- Royal Brompton and Harefield FT has “firm view” against CHD reconfiguration plans
- NHS England expected to receive final recommendations in November
- University Hospitals of Leicester says legal action has not been ruled out
A trust is warning of a potential redundancy bill of £13.5m if NHS England accepts proposals to close its congenital heart disease services.
More than 400 staff at Royal Brompton and Harefield Foundation Trust will be affected if NHS England accepts recommendations to stop CHD services, trust documents said.
Under the original reconfiguration proposals, CHD surgery for adults and children would stop at Royal Brompton and Harefield FT and University Hospitals of Leicester Trust. The proposals are currently being evaluated by NHS England’s specialised commissioning team.
Central Manchester University Hospitals FT, which does not perform children’s surgery, has already declared CHD for surgery unsustainable after NHS England said it was “minded” to switch services to Liverpool Heart and Chest FT.
In its annual review 2016-17, Royal Brompton said it “firmly rejected” NHS England’s proposals.
It said: “Over 400 whole time equivalent staff at Royal Brompton will be affected by the plan – the potential cost of redundancies could be in the region of £13.5m.
“The trust is of the firm view that this is an unnecessary restructuring of CHD provision, for which no evidence has been produced to show any resulting improvement in patient care.
“Implementation of the plans will involve considerable risk to current services and lead to the breakup of internationally renowned care and research teams.”
The CHD review is the latest attempt to reshape congenital heart surgery, after the report into the Bristol heart scandal in 2001 highlighted shortages of key surgeons and nurses, and a lack of leadership, teamwork and accountability.
NHS England developed 13 standards for the services, including at least four surgeons carrying out at least 125 operations a year by 2021 and paediatric specialties co-located alongside CHD services by 2019.
“Level one” centres would be set up to carry out the most complex surgery. These would be: Alder Hey Children’s Hospital FT and Liverpool Heart and Chest Hospital FT; Birmingham Children’s Hospital FT and University Hospitals Birmingham FT; Great Ormond Street Hospital for Children FT and Barts Health Trust; Guy’s and St Thomas’ FT; Leeds Teaching Hospitals; Newcastle Hospitals FT; University Hospitals Bristol FT; and University Hospital Southampton FT.
NHS England was expected to make its decision last week after acting director John Stewart advised the specialised commissioning team to “do everything possible” to present its final recommendations to the board.
The final report on the consultation, which was delayed by the general election, is now expected in November.
However, NHS England faces the threat of legal action even if recommendations to close services are accepted.
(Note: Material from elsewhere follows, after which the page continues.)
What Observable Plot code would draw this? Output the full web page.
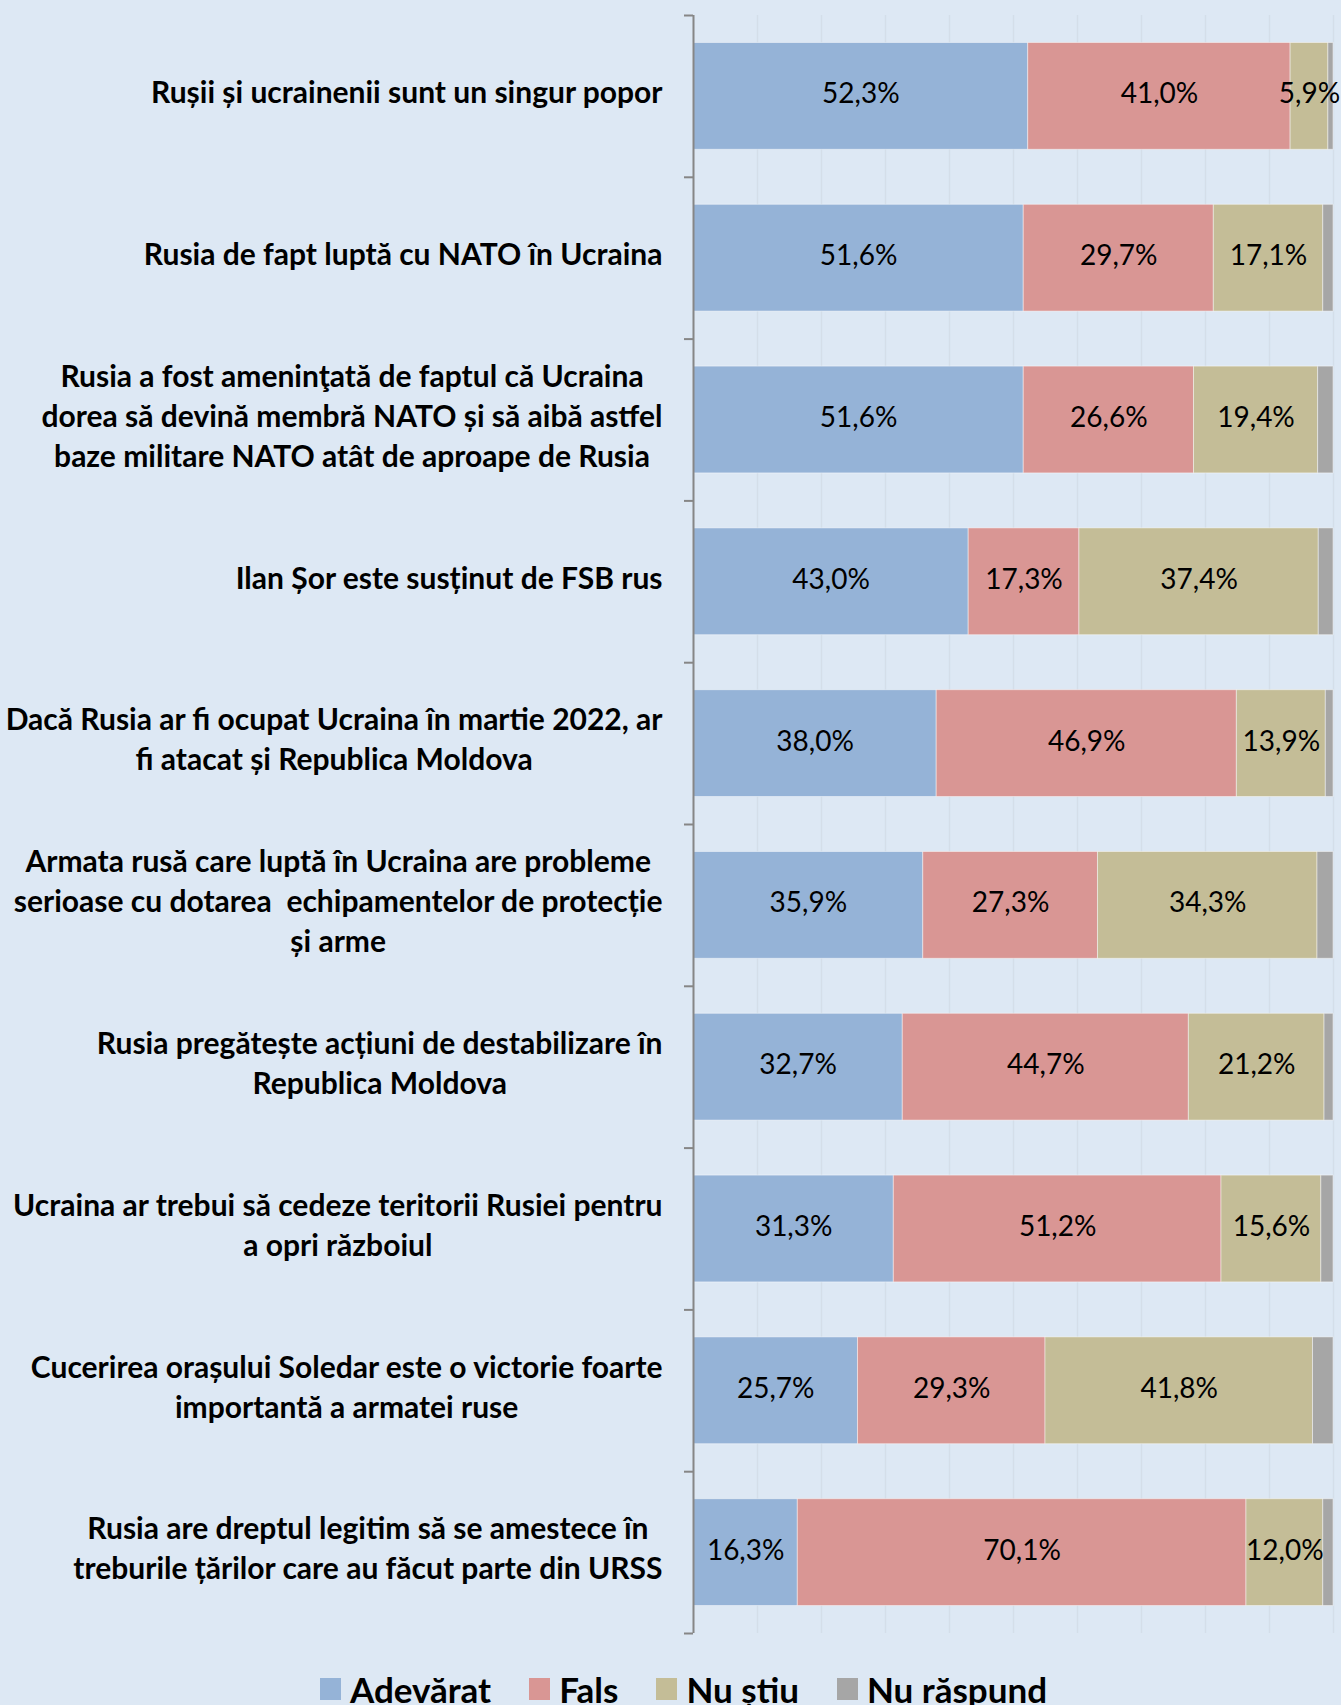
<!DOCTYPE html>
<html>
<head>
<meta charset="utf-8">
<script src="https://cdn.jsdelivr.net/npm/d3@7"></script>
<script src="https://cdn.jsdelivr.net/npm/@observablehq/plot@0.6"></script>
<style>
html, body { margin: 0; padding: 0; background: #dde8f4; }
body { width: 1341px; height: 1705px; overflow: hidden; font-family: Lato, sans-serif; }
#chart svg { display: block; }
#legend { margin-top: 18px; padding-left: 26px; }
div.lg-swatches { display: flex; justify-content: center; font-family: Lato, sans-serif; font-size: 35px; font-weight: bold; color: #000; margin: 0; min-height: 0; }
div.lg-swatches .lg-swatch { margin-right: 38px; }
div.lg-swatches .lg-swatch:last-child { margin-right: 0; }
div.lg-swatches .lg-swatch > svg { margin-right: 9px; }
</style>
</head>
<body>
<div id="chart"></div>
<div id="legend"></div>
<script>
const categories = [
  "Rușii și ucrainenii sunt un singur popor",
  "Rusia de fapt luptă cu NATO în Ucraina",
  "Rusia a fost ameninţată de faptul că Ucraina\ndorea să devină membră NATO și să aibă astfel\nbaze militare NATO atât de aproape de Rusia",
  "Ilan Șor este susținut de FSB rus",
  "Dacă Rusia ar fi ocupat Ucraina în martie 2022, ar\nfi atacat și Republica Moldova",
  "Armata rusă care luptă în Ucraina are probleme\nserioase cu dotarea  echipamentelor de protecție\nși arme",
  "Rusia pregătește acțiuni de destabilizare în\nRepublica Moldova",
  "Ucraina ar trebui să cedeze teritorii Rusiei pentru\na opri războiul",
  "Cucerirea orașului Soledar este o victorie foarte\nimportantă a armatei ruse",
  "Rusia are dreptul legitim să se amestece în\ntreburile țărilor care au făcut parte din URSS"
];
const answers = ["Adevărat", "Fals", "Nu știu", "Nu răspund"];
const colors = ["#95b3d7", "#d99694", "#c4bd97", "#a6a6a6"];
const adevarat  = [52.3, 51.6, 51.6, 43.0, 38.0, 35.9, 32.7, 31.3, 25.7, 16.3];
const fals      = [41.0, 29.7, 26.6, 17.3, 46.9, 27.3, 44.7, 51.2, 29.3, 70.1];
const nuStiu    = [5.9, 17.1, 19.4, 37.4, 13.9, 34.3, 21.2, 15.6, 41.8, 12.0];
const nuRaspund = [0.8, 1.6, 2.4, 2.3, 1.2, 2.5, 1.4, 1.9, 3.2, 1.6];
const xTicks = [0, 10, 20, 30, 40, 50, 60, 70, 80, 90, 100];

const series = [adevarat, fals, nuStiu, nuRaspund];
const data = [];
categories.forEach((q, i) => {
  answers.forEach((a, j) => data.push({q, answer: a, value: series[j][i]}));
});
const fmt = v => v.toFixed(1).replace(".", ",") + "%";

const W = 1341, H = 1650, MT = 15, MB = 17, ML = 693, MR = 8;
const step = (H - MT - MB) / categories.length;
const axisColor = "#868686";

const plot = Plot.plot({
  width: W, height: H,
  marginTop: MT, marginBottom: MB, marginLeft: ML, marginRight: MR,
  style: {background: "transparent", fontFamily: "Lato, sans-serif", color: "#000", overflow: "visible"},
  x: {domain: [0, 100], axis: null},
  y: {domain: categories, paddingInner: 0.34, paddingOuter: 0.17, round: false, label: null},
  color: {domain: answers, range: colors},
  marks: [
    Plot.gridX(xTicks, {stroke: "#d4dee9", strokeOpacity: 1, strokeWidth: 1.5}),
    Plot.barX(data, Plot.stackX({x: "value", y: "q", z: "answer", fill: "answer",
      stroke: "#ffffff", strokeOpacity: 0.45, strokeWidth: 1})),
    Plot.text(data, Plot.stackX({x: "value", y: "q", z: "answer",
      filter: d => d.answer !== "Nu răspund",
      text: d => fmt(d.value), fontSize: 28, fill: "#000", dy: -2})),
    Plot.axisY({tickSize: 0, tickPadding: 31, fontSize: 30, fontWeight: "bold", lineHeight: 1.33, dy: -6, label: null}),
    Plot.ruleX([0], {stroke: axisColor, strokeWidth: 2}),
    Plot.ruleY(categories, {y: d => d, x1: () => 0, x2: () => 0, insetLeft: -9, dy: -step / 2, stroke: axisColor, strokeWidth: 2}),
    Plot.ruleY(categories.slice(-1), {y: d => d, x1: () => 0, x2: () => 0, insetLeft: -9, dy: step / 2, stroke: axisColor, strokeWidth: 2})
  ]
});
document.getElementById("chart").appendChild(plot);

// centre multi-line labels within their block, keeping the block right-aligned
plot.querySelectorAll('[aria-label="y-axis tick label"] text').forEach(t => {
  const b0 = t.getBBox();
  const r0 = b0.x + b0.width;
  t.setAttribute("text-anchor", "middle");
  t.querySelectorAll("tspan").forEach(s => s.setAttribute("text-anchor", "middle"));
  const b1 = t.getBBox();
  const r1 = b1.x + b1.width;
  const tr = t.getAttribute("transform") || "";
  t.setAttribute("transform", tr + ` translate(${r0 - r1},0)`);
});

const leg = plot.legend("color", {className: "lg", swatchWidth: 21, swatchHeight: 22});
document.getElementById("legend").appendChild(leg);
</script>
</body>
</html>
If the decision is referred to the Independent Review Panel and it does not rule in Leicester’s favour, the trust is likely to support any future legal action.
HSJ has been told that while the trust does not consider legal action to be in the best interests of patients or the wider NHS and is not “high on the list”, the trust would “never rule it out”.
More than 90 per cent of Leicester’s specialist CHD staff said they would not relocate to Birmingham, meaning they would be lost to the specialism if the initial recommendations remain unchanged and the service is lost.